Ne dérogeant pas à son assurance légendaire, Alastair Campbell a catégoriquement nié avoir exagéré la menace représentée par Saddam Hussein. «Je n’ai été à l’origine d’aucun ajout, d’aucun retrait, d’aucune influence» sur la mention de la capacité irakienne à déployer des armes de destruction massive dans un délai de 45 minutes, a-t-il ainsi affirmé devant le juge Hutton. Il a également précisé avoir eu accès pour la première fois le 10 septembre à un brouillon du dossier sur l’arsenal irakien et que cette version contenait déjà la mention des 45 minutes.
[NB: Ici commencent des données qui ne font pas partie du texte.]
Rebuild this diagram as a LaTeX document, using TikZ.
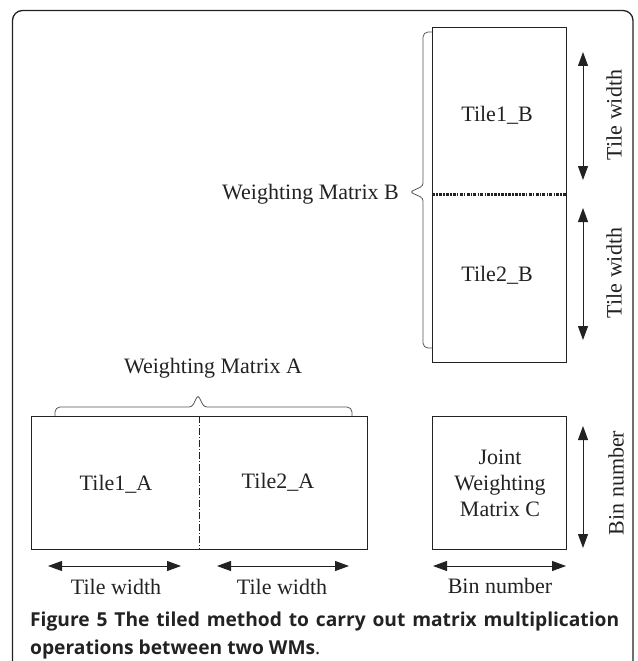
\documentclass[tikz,border=0pt]{standalone}
\usepackage{fontspec}
\setmainfont{Liberation Serif}
\newfontfamily\capfont{Open Sans}
\usetikzlibrary{arrows.meta,calc}

\definecolor{ink}{HTML}{222222}
\definecolor{bracegray}{HTML}{555555}

\tikzset{
  frame/.style={draw=ink, line width=1.3pt, rounded corners=10pt},
  matbox/.style={draw=ink, line width=0.9pt, inner sep=0pt, outer sep=0pt},
  lbl/.style={inner sep=0pt, text=ink, font=\fontsize{22}{26}\selectfont},
  vlbl/.style={lbl, rotate=90},
  dimarrow/.style={draw=ink, line width=1pt,
    {Triangle[length=14pt,width=10pt]}-{Triangle[length=14pt,width=10pt]}},
  bracket/.style={draw=bracegray, line width=0.8pt},
  splitB/.style={draw=ink, line width=2.3pt,
    dash pattern=on 3pt off 1.2pt on 1.5pt off 1.2pt},
  splitA/.style={draw=ink, line width=0.6pt,
    dash pattern=on 7pt off 2pt on 1pt off 2pt},
}

\begin{document}
\begin{tikzpicture}[x=1pt,y=-1pt]
\clip (0,0) rectangle (637,661);

% rounded frame, open below the page edge
\draw[frame] (12.5,10.5) rectangle (633,700);

% the three matrices
\node[matbox, minimum width=134pt, minimum height=335pt] (B) at (499,194.5) {};
\node[matbox, minimum width=336pt, minimum height=133pt] (A) at (199.5,482.5) {};
\node[matbox, minimum width=134pt, minimum height=133pt] (C) at (499,482.5) {};

% tile boundaries
\draw[splitB] (B.west) -- (B.east);
\draw[splitA] (A.north) -- (A.south);

% tile names
\node[lbl] (t1b) at (497,115) {Tile1\_B};
\node[lbl] (t2b) at (497,275) {Tile2\_B};
\node[lbl] (t1a) at (116,484) {Tile1\_A};
\node[lbl] (t2a) at (278,482) {Tile2\_A};
\node[lbl, align=center] (jc) at (500,483) {Joint\\Weighting\\Matrix C};

% brace beside B: small hooks at the ends, a short point in the middle
\coordinate (bt) at ($(B.north west)+(0,5)$);
\coordinate (bb) at ($(B.south west)+(0,-14)$);
\draw[bracket, rounded corners=5pt]
  (bt) -- ++(-9,0) [rounded corners=3pt] -- ++(0,154)
  -- ++(-13,6) -- ++(13,6) [rounded corners=5pt] -- (bb -| 423,0) -- (bb);
\node[lbl, anchor=east] (wmb) at (399,194) {Weighting Matrix B};

% brace above A
\coordinate (al) at ($(A.north west)+(23.5,0)$);
\coordinate (ar) at ($(A.north east)+(-15.5,0)$);
\draw[bracket, rounded corners=5pt]
  (al) -- ++(0,-9) [rounded corners=3pt] -- ++(137,0)
  -- ++(6,-12) -- ++(6,12) [rounded corners=5pt] -- (ar |- 0,407) -- (ar);
\node[lbl] (wma) at (213,368) {Weighting Matrix A};

% dimension arrows on the right
\coordinate (b1t) at (583,52);
\coordinate (b1b) at (583,180);
\coordinate (b2t) at (583,208);
\coordinate (b2b) at (583,340);
\coordinate (ct) at (583,426);
\coordinate (cb) at (583,548);
\draw[dimarrow] (b1t) -- (b1b);
\draw[dimarrow] (b2t) -- (b2b);
\draw[dimarrow] (ct) -- (cb);
\node[vlbl] (tw1b) at (614,115) {Tile width};
\node[vlbl] (tw2b) at (614,273) {Tile width};
\node[vlbl] (bnr) at (616,483) {Bin number};

% dimension arrows below
\coordinate (a1l) at (48,566);
\coordinate (a1r) at (181,566);
\coordinate (a2l) at (217,566);
\coordinate (a2r) at (349,566);
\coordinate (cl) at (433,566);
\coordinate (cr) at (566,566);
\draw[dimarrow] (a1l) -- (a1r);
\draw[dimarrow] (a2l) -- (a2r);
\draw[dimarrow] (cl) -- (cr);
\node[lbl] (tw1a) at (116,587) {Tile width};
\node[lbl] (tw2a) at (282,587) {Tile width};
\node[lbl] (bnb) at (500,586) {Bin number};

% caption
\node[anchor=north west, inner sep=0pt, text width=589pt, align=justify,
      text=ink, font=\capfont\fontsize{19.2}{28}\selectfont] (cap) at (30,612)
  {\bfseries Figure 5 The tiled method to carry out matrix multiplication\linebreak
   operations between two WMs\mdseries.};
\end{tikzpicture}
\end{document}
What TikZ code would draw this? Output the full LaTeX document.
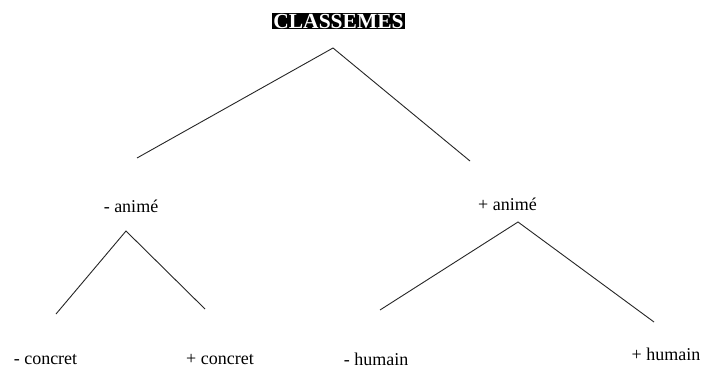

Il a surtout renvoyé la responsabilité de l’élaboration du document contesté sur le Comité conjoint des services de renseignement (JIC) et son président, John Scarlett. «Il a été décidé que John Scarlett serait totalement en charge de la rédaction du dossier et que nous au 10 Downing Street lui apporterions tout le support qu’il réclamerait». Interrogé sur la révélation à la presse de l’identité de David Kelly, Alastair Campbell s’est contenté de répondre : «A ce stade, c’était inévitable, mais je n’ai rien fait pour la provoquer».
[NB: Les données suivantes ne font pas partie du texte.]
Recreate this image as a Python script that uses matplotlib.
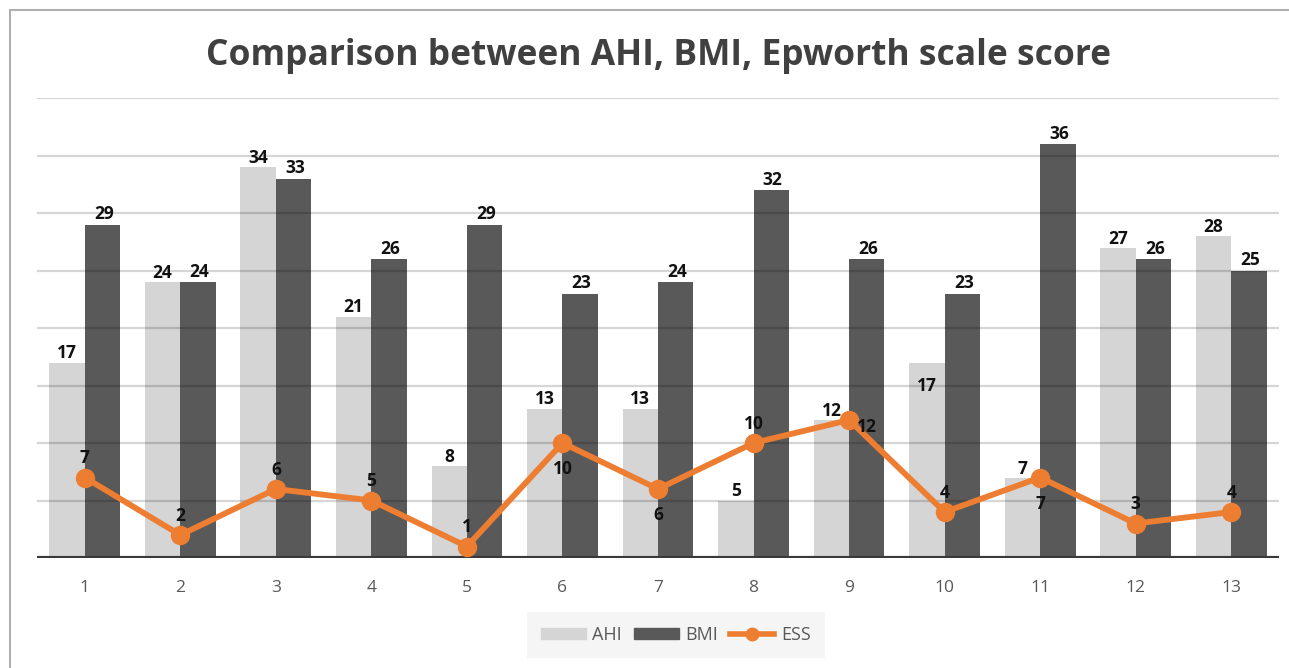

Le témoignage du directeur de la communication de Tony Blair a toutefois été largement mis a mal par les déclarations devant le juge Hutton de plusieurs proches du Premier ministre. Ainsi, l’un des deux porte-parole du 10 Downing Street a affirmé qu’Alastair Campbell avait bien suggéré à Geoff Hoon, de révéler à un journal la rencontre de David Kelly avec le reporter de la BBC. «C’était le 7 juillet en fin d’après-midi, dans son bureau même», a expliqué Godric Smith. «Il était au téléphone avec le ministre de la Défense et il lui a suggéré de révéler à un quotidien qu’un conseiller du ministère –David Kelly– s’était présenté comme pouvant être la source» du reportage d’Andrew Gilligan. Même si, selon Godric Smith, Alastair Campbell ne souhaitait pas révéler directement le nom du scientifique, son témoignage tranche singulièrement avec celui du directeur de la communication de Tony Blair.
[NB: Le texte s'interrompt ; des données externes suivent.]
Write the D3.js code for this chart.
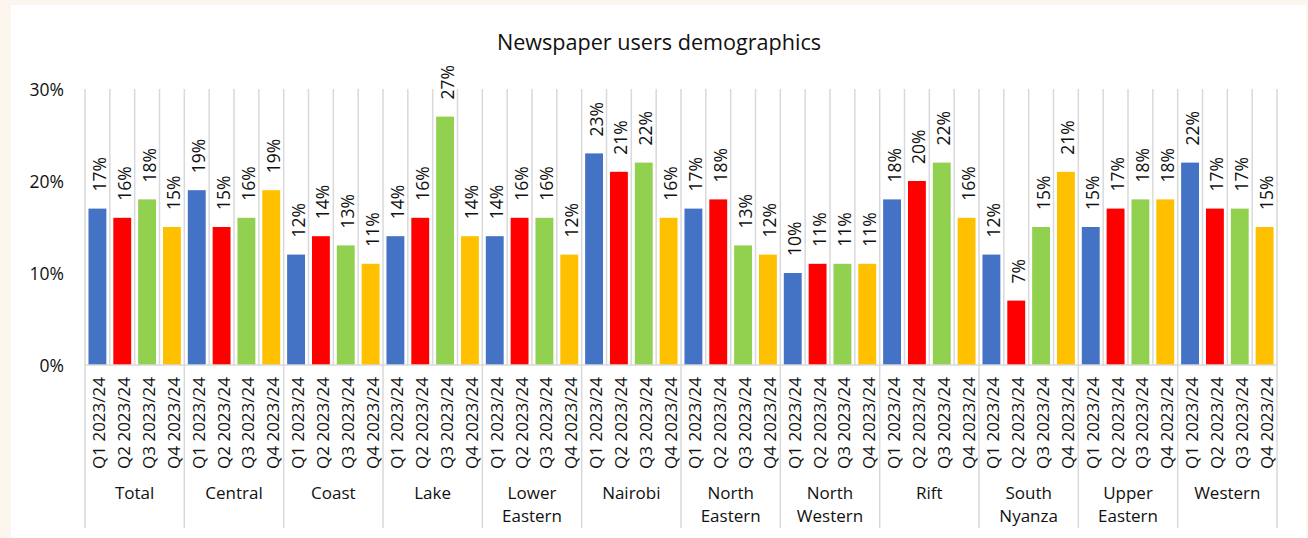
<!DOCTYPE html>
<html>
<head>
<meta charset="utf-8">
<script src="https://cdn.jsdelivr.net/npm/d3@7"></script>
<style>
  html, body { margin: 0; padding: 0; background: #fdf6ee; }
  svg { display: block; font-family: "Open Sans", "Noto Sans", sans-serif; }
</style>
</head>
<body>
<svg id="chart" width="1308" height="538"></svg>
<script>
// Regions (group labels, split over lines) and quarters (sub-categories)
const regions = [
  ["Total"], ["Central"], ["Coast"], ["Lake"], ["Lower", "Eastern"], ["Nairobi"],
  ["North", "Eastern"], ["North", "Western"], ["Rift"], ["South", "Nyanza"],
  ["Upper", "Eastern"], ["Western"]
];
const quarters = ["Q1 2023/24", "Q2 2023/24", "Q3 2023/24", "Q4 2023/24"];

// Share of newspaper users, percent, per region for each quarter
const q1 = [17, 19, 12, 14, 14, 23, 17, 10, 18, 12, 15, 22];
const q2 = [16, 15, 14, 16, 16, 21, 18, 11, 20, 7, 17, 17];
const q3 = [18, 16, 13, 27, 16, 22, 13, 11, 22, 15, 18, 17];
const q4 = [15, 19, 11, 14, 12, 16, 12, 11, 16, 21, 18, 15];

const yTicks = [0, 10, 20, 30];
const colors = ["#4472C4", "#FF0000", "#92D050", "#FFC000"];
const title = "Newspaper users demographics";

const series = [q1, q2, q3, q4];
const rows = [];
regions.forEach((r, gi) => {
  quarters.forEach((q, qi) => {
    rows.push({ key: gi + "|" + qi, group: gi, quarter: qi, label: q, value: series[qi][gi] });
  });
});

const svg = d3.select("#chart");
const W = 1308, H = 538;
const plotLeft = 85, plotRight = 1277, plotTop = 89, plotBottom = 365;

// white chart panel
svg.append("rect").attr("x", 11).attr("y", 5).attr("width", W - 13).attr("height", H - 5)
  .attr("fill", "#ffffff");

const x = d3.scaleBand().domain(rows.map(d => d.key)).range([plotLeft, plotRight])
  .paddingInner(0.28).paddingOuter(0.14);
const step = x.step();
const y = d3.scaleLinear().domain([0, 30]).range([plotBottom, plotTop]);

// title
svg.append("text").attr("x", 659).attr("y", 50).attr("text-anchor", "middle")
  .attr("font-size", 21.6).attr("fill", "#111").text(title);

// vertical separators between categories inside the plot
const bounds = d3.range(rows.length + 1).map(i => plotLeft + i * step);
svg.append("g").selectAll("line").data(bounds).join("line")
  .attr("x1", d => d).attr("x2", d => d)
  .attr("y1", plotTop).attr("y2", plotBottom)
  .attr("stroke", "#d9d9d9").attr("stroke-width", 1.5);

// group separators continuing through the label area
const groupBounds = d3.range(regions.length + 1).map(i => plotLeft + i * 4 * step);
svg.append("g").selectAll("line").data(groupBounds).join("line")
  .attr("x1", d => d).attr("x2", d => d)
  .attr("y1", plotBottom).attr("y2", 528)
  .attr("stroke", "#d9d9d9").attr("stroke-width", 1.5);

// y axis labels
const yAxis = d3.axisLeft(y).tickValues(yTicks).tickFormat(d => d + "%").tickSize(0).tickPadding(0);
const ya = svg.append("g").attr("transform", "translate(64,0)").call(yAxis);
ya.select(".domain").remove();
ya.selectAll("text").attr("font-size", 17.5).attr("fill", "#111")
  .attr("font-family", "'Open Sans', sans-serif").attr("dy", "0.35em");

// bars
svg.append("g").selectAll("rect").data(rows).join("rect")
  .attr("x", d => x(d.key)).attr("width", x.bandwidth())
  .attr("y", d => y(d.value)).attr("height", d => y(0) - y(d.value))
  .attr("fill", d => colors[d.quarter]);

// baseline
svg.append("line").attr("x1", plotLeft).attr("x2", plotRight).attr("y1", plotBottom).attr("y2", plotBottom)
  .attr("stroke", "#d9d9d9").attr("stroke-width", 1.5);

// value labels, rotated above bars
svg.append("g").selectAll("text").data(rows).join("text")
  .attr("transform", d => `translate(${x(d.key) + x.bandwidth() / 2 + 1.5},${y(d.value) - 17}) rotate(-90)`)
  .attr("text-anchor", "start").attr("dominant-baseline", "central")
  .attr("font-size", 17.5).attr("fill", "#111")
  .text(d => d.value + "%");

// quarter labels
svg.append("g").selectAll("text").data(rows).join("text")
  .attr("transform", d => `translate(${x(d.key) + x.bandwidth() / 2 + 1.5},423) rotate(-90)`)
  .attr("text-anchor", "middle").attr("dominant-baseline", "central")
  .attr("font-size", 17).attr("fill", "#111")
  .text(d => d.label);

// region labels
const gl = svg.append("g").selectAll("text").data(regions).join("text")
  .attr("text-anchor", "middle").attr("font-size", 17).attr("fill", "#111")
  .attr("x", (d, i) => plotLeft + (i * 4 + 2) * step)
  .attr("y", 499);
gl.selectAll("tspan").data(d => d).join("tspan")
  .attr("x", function () { return d3.select(this.parentNode).attr("x"); })
  .attr("dy", (d, i) => i === 0 ? 0 : 23)
  .text(d => d);
</script>
</body>
</html>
Doutes sur l’arsenal irakien dans l’entourage de Blair

Encore plus décrédibilisant pour Alastair Campbell auront été quelques-uns des 900 courriers électroniques et documents écrits présentés par le juge Hutton au cours de cette semaine. Dans un e-mail envoyé par l’un des porte-parole du service de presse du 10 Downing Street, Daniel Pruce, on peut notamment lire «notre but vise à donner l’impression que les choses n’ont pas été statiques en Irak mais que Saddam Hussein au cours de la dernière décennie a poursuivi agressivement et impitoyablement son programme d’armes de destruction massive, tout en réprimant son peuple». Dans un autre courrier électronique, Jonathan Powell, le directeur de cabinet de Tony Blair écrit une semaine avant la publication du rapport contesté que «le document ne fait rien pour démontrer qu’il y a menace, encore moins une menace imminente». Et d’ajouter : «le dossier est bon et convaincant pour ceux qui sont prêts à être convaincus».

Un message électronique est encore plus explicite de la forte implication des services du Premier ministre dans l’élaboration du rapport sur l’armement irakien. Il émane de l’adjoint d’Alastair Campbell qui écrit le 11 septembre : «Il y a encore un long chemin à faire. Avec le dossier tel qu’il est aujourd’hui, je crois que nous aurons beaucoup de problèmes».

Concernant plus particulièrement le dossier David Kelly, le témoignage de Kevin Tebbit, a permis de dévoiler les pressions auxquelles a été soumis le scientifique de la part de sa hiérarchie. Cet homme, qui est le plus haut fonctionnaire du ministère britannique de la défense, a confirmé avoir voulu protéger l’expert en désarmement d’une comparution publique devant une commission mais qu’il avait dû s’incliner face à son ministre de tutelle. Il avait même écrit le 10 juillet à Geoff Hoon pour tenter d’éviter sa comparution devant la commission des Affaires étrangères de la Chambre des communes. «Je disais que nous devrions montrer un certain égard pour cet homme qui s’était présenté volontairement», a-t-il déclaré devant le juge Hutton.

Selon Kevin Tebbit, David Kelly a été interrogé à deux reprises par ses supérieurs. Il a également reconnu que le président JIC, John Scarlett, avait réclamé que lui soit appliqué «un interrogatoire dans le style de celui des services de sécurité». Un interrogatoire qui aurait pu fragiliser ce scientifique très peu habitué aux feux médiatiques.